Background:
I am trying to find „reasonable“ rational approximations to $ \mu^{-1} $ where
$$ \mu = 59.061175926\ldots \, \text{d} $$
is twice the long-term mean of a synodic month corresponding to the duration of a lunar phase.
First of all it shouldn’t matter too much if this is specified in days or hours.
Then the true problem is not to find rational approximations by continued fractions, but to find „reasonable“ approximations, where „reasonable“ is difficult to define and to quantify.
From the rational approximation gear ratios
$$ \mu^{-1} = \frac{\prod_{m=1}^M p_m}{\prod_{n=1}^N q_n} $$
should be derived, where each factor represents a gear, where the number of gears $ M + N $ should be small (two would be nice, three to four would still be ok …) and where the numbers $ p_m, q_n $ are not too large.

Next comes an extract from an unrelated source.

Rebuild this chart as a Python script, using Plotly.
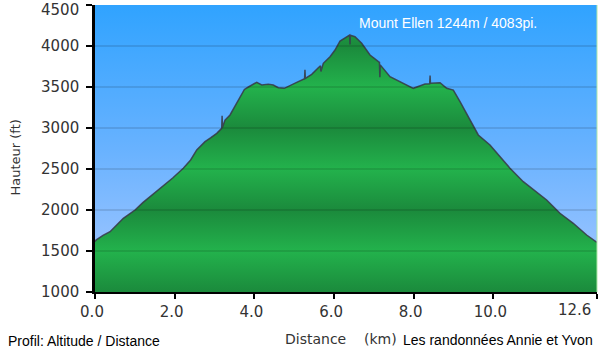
import plotly.graph_objects as go

# Elevation profile (km, ft)
distance_km = [0.000, 0.025, 0.20, 0.377, 0.55, 0.710, 0.86, 1.004, 1.20, 1.380, 1.55, 1.714,
               1.95, 2.216, 2.40, 2.553, 2.761, 2.90, 3.055, 3.180, 3.19, 3.20, 3.263, 3.389,
               3.597, 3.75, 3.85, 3.933, 4.059, 4.184, 4.350, 4.475, 4.601, 4.751, 4.937,
               5.063, 5.26, 5.27, 5.28, 5.439, 5.605, 5.66, 5.67, 5.730, 5.899, 6.024, 6.150,
               6.275, 6.39, 6.40, 6.41, 6.526, 6.694, 6.903, 7.14, 7.15, 7.16, 7.405, 7.656,
               7.989, 8.13, 8.283, 8.40, 8.41, 8.42, 8.660, 8.828, 8.994, 9.162, 9.413, 9.621,
               9.914, 10.15, 10.416, 10.750, 11.05, 11.337, 11.671, 12.005, 12.341, 12.592, 12.600]
elevation_ft = [1613, 1634, 1690, 1735, 1820, 1899, 1950, 2000, 2090, 2162, 2225, 2284,
                2390, 2508, 2610, 2732, 2833, 2880, 2935, 2996, 3150, 3010, 3097, 3159,
                3341, 3470, 3500, 3524, 3557, 3524, 3533, 3524, 3491, 3484, 3533,
                3557, 3600, 3710, 3606, 3655, 3735, 3760, 3690, 3789, 3869, 3951, 4061,
                4101, 4134, 4020, 4130, 4113, 4033, 3890, 3800, 3620, 3770, 3626, 3565,
                3484, 3510, 3537, 3540, 3640, 3545, 3552, 3484, 3463, 3321, 3098, 2915,
                2793, 2660, 2509, 2345, 2230, 2122, 1960, 1838, 1695, 1613, 1605]

x_ticks = [0, 2, 4, 6, 8, 10, 12.6]
x_tick_labels = ["0.0", "2.0", "4.0", "6.0", "8.0", "10.0", "12.6"]
y_ticks = [1000, 1500, 2000, 2500, 3000, 3500, 4000, 4500]
y_tick_labels = [str(v) for v in y_ticks]
x_range = [0, 12.6]
y_range = [1000, 4500]

DARK_G = "#1b8a3c"
LIGHT_G = "#23b24c"
green_scale = []
for i, t in enumerate(y_ticks):
    pos = (t - y_range[0]) / (y_range[1] - y_range[0])
    green_scale.append([pos, DARK_G if i % 2 == 0 else LIGHT_G])

fig = go.Figure()

# sky background
fig.add_trace(go.Scatter(
    x=x_range, y=[y_range[1], y_range[1]], mode="lines", line=dict(width=0),
    fill="tozeroy",
    fillgradient=dict(type="vertical", start=y_range[0], stop=y_range[1],
                      colorscale=[[0, "#a9c9ff"], [0.5, "#68b2ff"], [1, "#30a3ff"]]),
    hoverinfo="skip", showlegend=False))

# terrain
fig.add_trace(go.Scatter(
    x=distance_km, y=elevation_ft, mode="lines",
    line=dict(color="rgba(55,55,70,0.85)", width=1.5),
    fill="tozeroy",
    fillgradient=dict(type="vertical", start=y_range[0], stop=y_range[1],
                      colorscale=green_scale),
    showlegend=False))

shapes = []
for t in y_ticks[1:-1]:
    shapes.append(dict(type="line", xref="paper", x0=0, x1=1, yref="y", y0=t, y1=t,
                       line=dict(color="rgba(0,0,0,0.22)", width=1), layer="above"))
shapes.append(dict(type="line", xref="paper", x0=1, x1=1, yref="paper", y0=0, y1=1,
                   line=dict(color="#b0e8a8", width=1), layer="above"))

tick_font = dict(family="DejaVu Sans", size=15, color="#333333")

# edge labels placed inside the page, as in the reference
edge_annots = [
    dict(text=x_tick_labels[-1], xref="x", yref="paper", x=x_ticks[-1], y=0,
         xanchor="right", yanchor="middle", xshift=-4, yshift=-18, showarrow=False,
         font=tick_font),
    dict(text=y_tick_labels[-1], xref="paper", yref="y", x=0, y=y_ticks[-1],
         xanchor="right", yanchor="middle", xshift=-14, yshift=-5, showarrow=False,
         font=tick_font),
]

fig.update_layout(
    width=600, height=354,
    margin=dict(l=95, r=3, t=5, b=62),
    paper_bgcolor="white", plot_bgcolor="white",
    shapes=shapes,
    xaxis=dict(range=x_range, tickvals=x_ticks, ticktext=x_tick_labels[:-1] + [""],
               showgrid=False, zeroline=False, showline=True, linecolor="black", linewidth=2,
               ticks="outside", ticklen=5, tickwidth=2, tickcolor="black",
               tickfont=tick_font, ticklabelshift=-3, layer="above traces"),
    yaxis=dict(range=y_range, tickvals=y_ticks, ticktext=y_tick_labels[:-1] + [""],
               showgrid=False, zeroline=False,
               showline=True, linecolor="black", linewidth=2.5,
               ticks="outside", ticklen=6, tickwidth=2, tickcolor="black",
               tickfont=tick_font, ticklabelstandoff=4, layer="above traces"),
    annotations=edge_annots + [
        dict(text="Mount Ellen 1244m / 4083pi.", xref="paper", yref="paper",
             x=0.7026, y=0.939, xanchor="center", yanchor="middle", showarrow=False,
             font=dict(family="Liberation Sans", size=14, color="white")),
        dict(text="Distance\u00a0\u00a0\u00a0\u00a0(km)", xref="paper", yref="paper",
             x=0.491, y=0, yshift=-47, xanchor="center", yanchor="middle", showarrow=False,
             font=dict(family="DejaVu Sans", size=14, color="#333333")),
        dict(text="Hauteur (ft)", xref="paper", yref="paper", textangle=-90,
             x=0, xshift=-79, y=0.4686, xanchor="center", yanchor="middle", showarrow=False,
             font=dict(family="DejaVu Sans", size=13, color="#333333")),
        dict(text="Profil: Altitude / Distance", xref="paper", yref="paper",
             x=0, xshift=-89, y=0, yshift=-49, xanchor="left", yanchor="middle",
             showarrow=False, font=dict(family="Liberation Sans", size=14, color="black")),
        dict(text="Les randonnées Annie et Yvon", xref="paper", yref="paper",
             x=0.6135, xshift=-2, y=0, yshift=-48, xanchor="left", yanchor="middle",
             showarrow=False, font=dict(family="Liberation Sans", size=14, color="black")),
    ],
)

fig.write_html("out.html", config={"displayModeBar": False})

So the idea is to go for continued fractions.
Unfortunately, this approach provides different approximations, depending on the unit of measurement (days, hours …), so different approximations for $ \mu^{-1} $ and $ (60 \cdot \mu)^{-1} $.
And, even worse, the approach generates large primes for the $ p_m, q_n $, making the results worthless for practical use.
The search space explored by continued fractions is too restricted.
Question:
Is there a reasonable approach - besides brute force - to systematically explore a larger search space for rational approximations, preferring small numerators and denominators and therefore small primes?